EXERCISE PROMPT: State how many lines of the listing below include the word "React". Give only the number.

LISTED RECORDS:
╭──

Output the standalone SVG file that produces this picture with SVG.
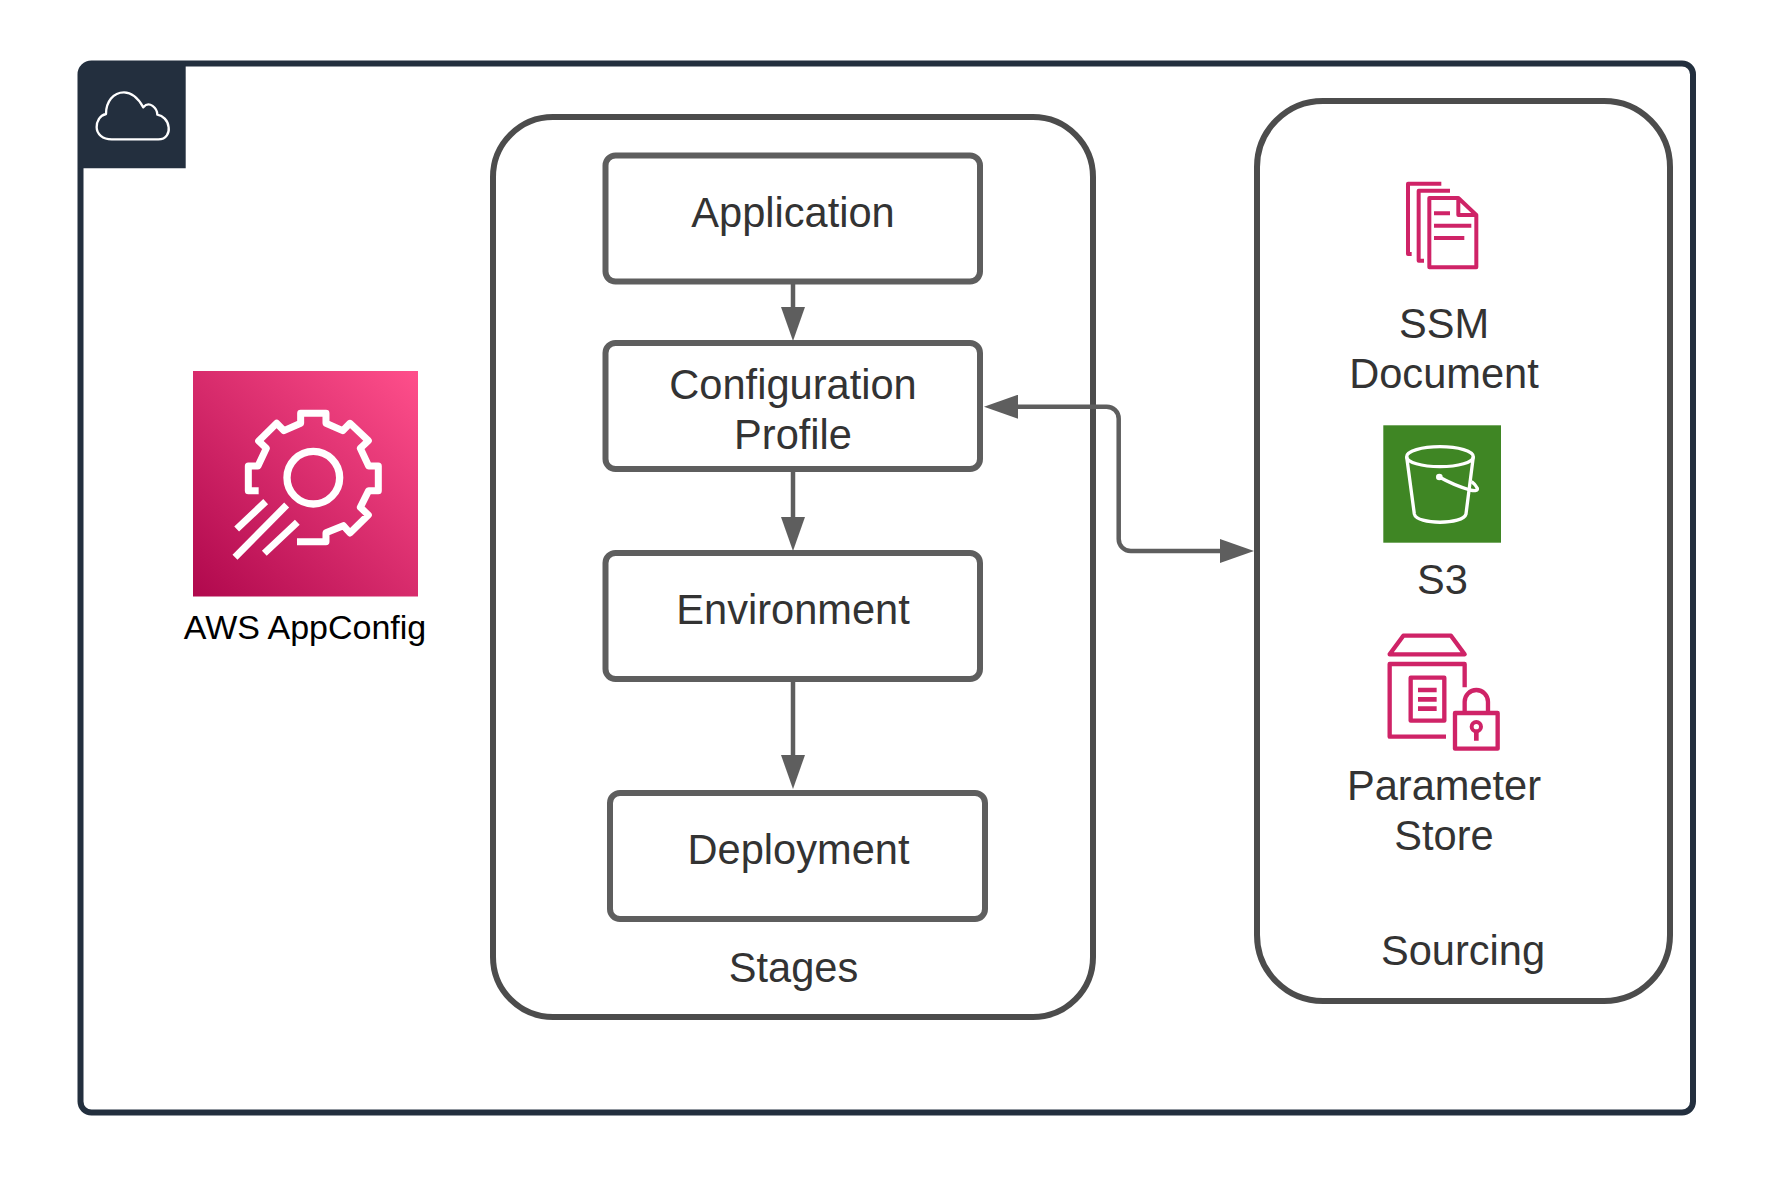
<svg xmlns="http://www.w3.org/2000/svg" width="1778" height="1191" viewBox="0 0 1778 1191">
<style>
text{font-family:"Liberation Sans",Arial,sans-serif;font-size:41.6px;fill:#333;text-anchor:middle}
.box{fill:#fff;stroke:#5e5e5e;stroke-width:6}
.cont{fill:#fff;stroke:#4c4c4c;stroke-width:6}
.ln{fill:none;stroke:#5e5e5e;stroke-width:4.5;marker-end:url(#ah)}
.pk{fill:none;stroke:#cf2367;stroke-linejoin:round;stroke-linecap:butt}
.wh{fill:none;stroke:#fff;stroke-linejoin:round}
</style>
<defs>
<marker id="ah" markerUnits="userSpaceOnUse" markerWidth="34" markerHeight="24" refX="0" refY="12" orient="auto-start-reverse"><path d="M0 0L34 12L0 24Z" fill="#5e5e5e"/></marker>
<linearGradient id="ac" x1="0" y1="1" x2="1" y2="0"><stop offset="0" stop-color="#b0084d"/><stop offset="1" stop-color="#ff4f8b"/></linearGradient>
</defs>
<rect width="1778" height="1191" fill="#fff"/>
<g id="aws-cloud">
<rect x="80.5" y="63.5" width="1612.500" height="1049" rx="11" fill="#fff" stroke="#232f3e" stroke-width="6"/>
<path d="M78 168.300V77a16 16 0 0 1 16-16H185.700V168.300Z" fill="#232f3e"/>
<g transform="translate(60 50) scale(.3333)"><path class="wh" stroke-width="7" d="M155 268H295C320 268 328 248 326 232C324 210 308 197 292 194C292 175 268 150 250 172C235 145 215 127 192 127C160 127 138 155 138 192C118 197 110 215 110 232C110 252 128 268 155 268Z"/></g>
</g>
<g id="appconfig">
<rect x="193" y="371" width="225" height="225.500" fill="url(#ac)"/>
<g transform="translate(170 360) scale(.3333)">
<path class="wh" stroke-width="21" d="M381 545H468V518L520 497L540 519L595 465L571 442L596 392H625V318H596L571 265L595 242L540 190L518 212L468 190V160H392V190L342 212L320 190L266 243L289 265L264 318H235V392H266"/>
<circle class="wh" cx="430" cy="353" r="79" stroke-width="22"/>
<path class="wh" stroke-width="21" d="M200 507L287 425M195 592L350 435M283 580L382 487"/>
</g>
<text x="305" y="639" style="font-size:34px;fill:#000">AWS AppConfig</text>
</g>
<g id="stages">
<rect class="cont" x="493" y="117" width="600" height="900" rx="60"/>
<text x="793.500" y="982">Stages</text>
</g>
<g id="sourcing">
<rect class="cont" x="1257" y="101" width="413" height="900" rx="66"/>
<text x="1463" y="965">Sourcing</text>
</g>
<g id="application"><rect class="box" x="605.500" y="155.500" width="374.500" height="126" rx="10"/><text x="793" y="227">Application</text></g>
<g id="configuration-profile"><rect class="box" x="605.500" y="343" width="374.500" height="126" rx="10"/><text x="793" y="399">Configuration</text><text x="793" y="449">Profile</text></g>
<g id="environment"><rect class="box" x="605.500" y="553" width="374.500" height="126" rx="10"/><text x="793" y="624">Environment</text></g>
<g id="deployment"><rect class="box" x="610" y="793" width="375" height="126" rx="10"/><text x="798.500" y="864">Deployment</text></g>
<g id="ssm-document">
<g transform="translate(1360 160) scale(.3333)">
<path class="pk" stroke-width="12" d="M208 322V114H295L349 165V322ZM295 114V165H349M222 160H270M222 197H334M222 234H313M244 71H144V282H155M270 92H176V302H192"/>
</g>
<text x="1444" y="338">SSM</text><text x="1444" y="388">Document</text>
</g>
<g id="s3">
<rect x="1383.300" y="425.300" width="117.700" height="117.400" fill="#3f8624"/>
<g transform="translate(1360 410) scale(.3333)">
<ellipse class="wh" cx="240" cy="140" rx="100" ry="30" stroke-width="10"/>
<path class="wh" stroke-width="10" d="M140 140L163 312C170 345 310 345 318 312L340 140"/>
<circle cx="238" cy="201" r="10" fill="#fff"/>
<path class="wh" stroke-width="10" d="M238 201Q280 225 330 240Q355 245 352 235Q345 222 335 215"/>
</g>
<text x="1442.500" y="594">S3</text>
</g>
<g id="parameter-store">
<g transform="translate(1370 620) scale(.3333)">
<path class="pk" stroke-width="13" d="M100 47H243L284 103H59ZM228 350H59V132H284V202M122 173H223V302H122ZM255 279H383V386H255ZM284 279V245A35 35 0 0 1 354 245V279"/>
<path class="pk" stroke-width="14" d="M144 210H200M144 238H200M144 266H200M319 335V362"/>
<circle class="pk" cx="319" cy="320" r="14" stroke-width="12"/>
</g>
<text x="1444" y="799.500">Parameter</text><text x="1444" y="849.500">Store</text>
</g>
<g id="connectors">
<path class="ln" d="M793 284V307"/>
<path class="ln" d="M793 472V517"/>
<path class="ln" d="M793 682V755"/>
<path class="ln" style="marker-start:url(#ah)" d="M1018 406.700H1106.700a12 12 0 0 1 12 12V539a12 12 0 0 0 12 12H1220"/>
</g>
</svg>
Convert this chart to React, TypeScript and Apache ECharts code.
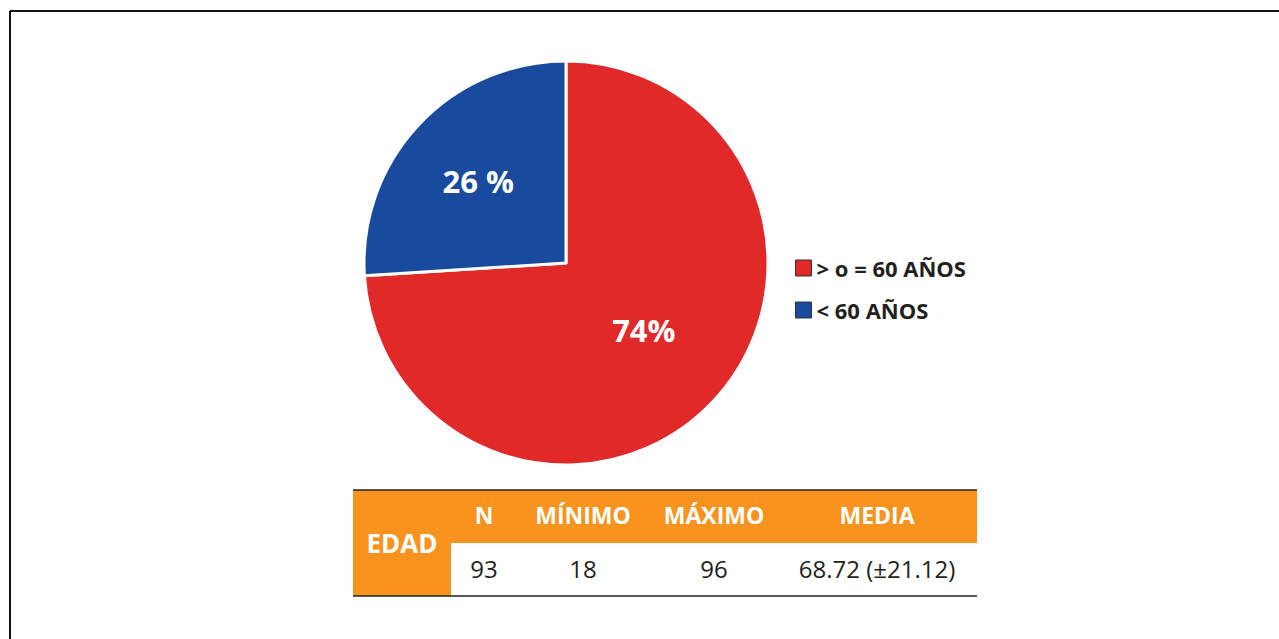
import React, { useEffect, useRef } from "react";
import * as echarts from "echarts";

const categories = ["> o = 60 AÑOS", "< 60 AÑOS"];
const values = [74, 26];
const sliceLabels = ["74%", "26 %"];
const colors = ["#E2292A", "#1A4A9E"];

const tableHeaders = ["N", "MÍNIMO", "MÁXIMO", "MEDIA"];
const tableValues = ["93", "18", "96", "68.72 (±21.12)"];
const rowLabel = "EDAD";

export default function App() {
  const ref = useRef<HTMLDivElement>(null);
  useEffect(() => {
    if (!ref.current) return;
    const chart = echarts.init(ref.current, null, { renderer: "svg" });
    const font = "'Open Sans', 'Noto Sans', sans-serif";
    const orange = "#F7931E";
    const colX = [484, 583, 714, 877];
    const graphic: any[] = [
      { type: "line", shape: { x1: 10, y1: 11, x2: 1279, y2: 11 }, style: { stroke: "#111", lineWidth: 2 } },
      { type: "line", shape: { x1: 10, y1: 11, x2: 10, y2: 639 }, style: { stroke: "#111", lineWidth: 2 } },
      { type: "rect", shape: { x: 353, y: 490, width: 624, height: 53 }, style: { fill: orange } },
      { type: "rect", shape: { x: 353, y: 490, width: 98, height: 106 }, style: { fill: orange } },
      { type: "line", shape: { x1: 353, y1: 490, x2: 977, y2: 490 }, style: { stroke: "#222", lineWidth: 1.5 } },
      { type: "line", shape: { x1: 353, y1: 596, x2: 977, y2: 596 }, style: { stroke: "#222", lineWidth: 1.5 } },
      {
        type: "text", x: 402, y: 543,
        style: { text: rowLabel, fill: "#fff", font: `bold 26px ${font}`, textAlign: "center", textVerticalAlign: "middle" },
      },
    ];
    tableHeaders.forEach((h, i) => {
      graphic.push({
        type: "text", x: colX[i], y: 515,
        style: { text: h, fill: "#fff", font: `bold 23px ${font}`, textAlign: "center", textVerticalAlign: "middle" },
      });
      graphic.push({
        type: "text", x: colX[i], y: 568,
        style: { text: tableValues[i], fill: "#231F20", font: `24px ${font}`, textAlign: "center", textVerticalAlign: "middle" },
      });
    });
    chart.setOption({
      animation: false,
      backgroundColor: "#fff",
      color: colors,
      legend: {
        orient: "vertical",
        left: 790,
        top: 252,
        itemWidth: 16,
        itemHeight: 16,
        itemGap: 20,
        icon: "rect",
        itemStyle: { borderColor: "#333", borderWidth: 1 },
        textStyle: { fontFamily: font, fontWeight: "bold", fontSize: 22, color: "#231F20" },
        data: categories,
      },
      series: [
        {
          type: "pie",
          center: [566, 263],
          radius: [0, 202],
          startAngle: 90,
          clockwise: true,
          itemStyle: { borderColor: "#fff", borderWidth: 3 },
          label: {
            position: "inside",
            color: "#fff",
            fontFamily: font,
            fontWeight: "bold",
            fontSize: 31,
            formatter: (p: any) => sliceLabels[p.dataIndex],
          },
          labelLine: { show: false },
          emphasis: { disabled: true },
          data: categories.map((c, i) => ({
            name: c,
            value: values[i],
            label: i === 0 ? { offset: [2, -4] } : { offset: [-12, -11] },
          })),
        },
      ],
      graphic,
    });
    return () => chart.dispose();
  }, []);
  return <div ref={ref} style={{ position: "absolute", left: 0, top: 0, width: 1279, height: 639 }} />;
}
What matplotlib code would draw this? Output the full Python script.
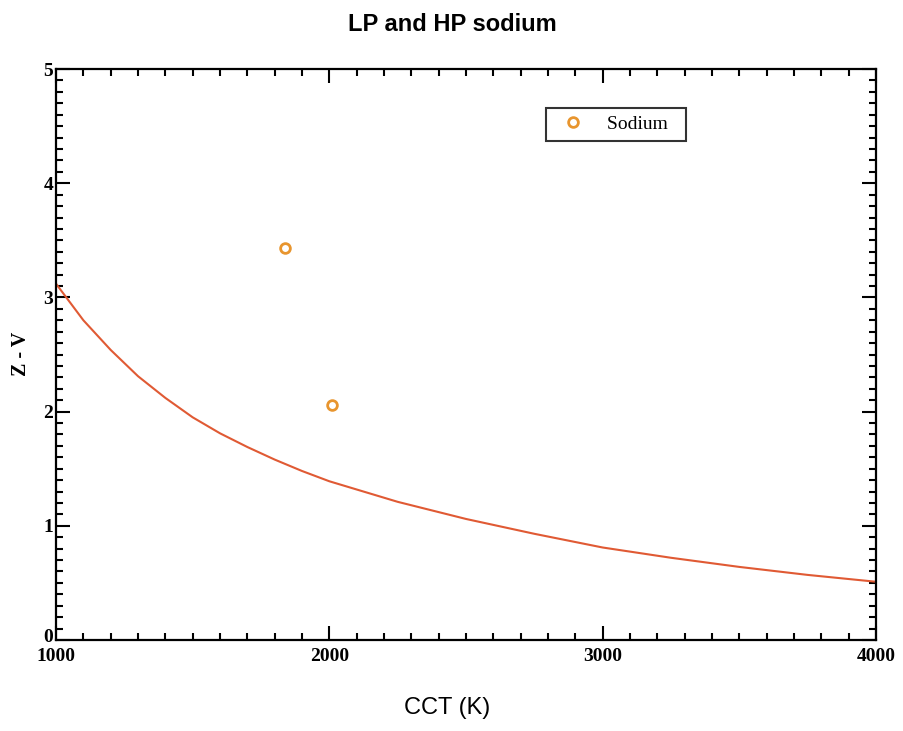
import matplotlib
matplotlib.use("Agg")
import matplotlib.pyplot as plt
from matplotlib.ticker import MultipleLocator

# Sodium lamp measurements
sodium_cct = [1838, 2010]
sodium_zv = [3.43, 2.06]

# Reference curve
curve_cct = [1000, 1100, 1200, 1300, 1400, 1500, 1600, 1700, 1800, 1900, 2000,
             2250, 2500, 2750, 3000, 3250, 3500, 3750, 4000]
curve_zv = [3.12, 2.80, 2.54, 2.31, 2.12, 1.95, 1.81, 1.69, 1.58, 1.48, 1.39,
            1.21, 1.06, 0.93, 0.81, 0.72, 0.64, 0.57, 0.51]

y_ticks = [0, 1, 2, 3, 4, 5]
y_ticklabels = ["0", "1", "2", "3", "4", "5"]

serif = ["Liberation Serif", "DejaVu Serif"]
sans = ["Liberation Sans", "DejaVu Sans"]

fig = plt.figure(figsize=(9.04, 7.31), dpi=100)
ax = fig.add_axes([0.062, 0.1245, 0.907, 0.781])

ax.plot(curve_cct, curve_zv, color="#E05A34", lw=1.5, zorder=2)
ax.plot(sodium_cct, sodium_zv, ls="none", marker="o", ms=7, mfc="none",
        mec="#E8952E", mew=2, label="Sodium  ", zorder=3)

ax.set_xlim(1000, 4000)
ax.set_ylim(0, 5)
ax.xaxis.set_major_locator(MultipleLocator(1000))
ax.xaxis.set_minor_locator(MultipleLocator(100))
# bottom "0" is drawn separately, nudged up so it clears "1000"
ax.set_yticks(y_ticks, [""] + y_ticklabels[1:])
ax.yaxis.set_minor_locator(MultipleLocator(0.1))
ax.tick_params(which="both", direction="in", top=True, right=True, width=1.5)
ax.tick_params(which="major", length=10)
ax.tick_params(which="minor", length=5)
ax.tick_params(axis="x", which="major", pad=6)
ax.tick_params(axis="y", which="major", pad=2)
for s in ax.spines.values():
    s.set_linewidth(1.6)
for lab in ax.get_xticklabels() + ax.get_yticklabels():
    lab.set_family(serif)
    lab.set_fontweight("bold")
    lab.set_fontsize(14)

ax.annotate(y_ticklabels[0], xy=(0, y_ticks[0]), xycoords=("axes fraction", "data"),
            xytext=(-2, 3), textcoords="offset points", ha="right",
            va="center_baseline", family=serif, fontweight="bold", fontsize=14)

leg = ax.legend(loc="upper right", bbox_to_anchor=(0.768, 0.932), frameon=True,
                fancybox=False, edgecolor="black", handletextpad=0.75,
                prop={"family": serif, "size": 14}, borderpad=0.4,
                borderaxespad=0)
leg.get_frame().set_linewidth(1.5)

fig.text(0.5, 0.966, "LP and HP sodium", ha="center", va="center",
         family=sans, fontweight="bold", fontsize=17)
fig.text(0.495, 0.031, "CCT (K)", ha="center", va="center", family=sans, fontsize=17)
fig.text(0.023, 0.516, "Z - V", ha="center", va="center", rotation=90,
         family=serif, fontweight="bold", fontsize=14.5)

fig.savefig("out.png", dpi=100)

╰──

SOLUTION TO THE PROBLEM: 2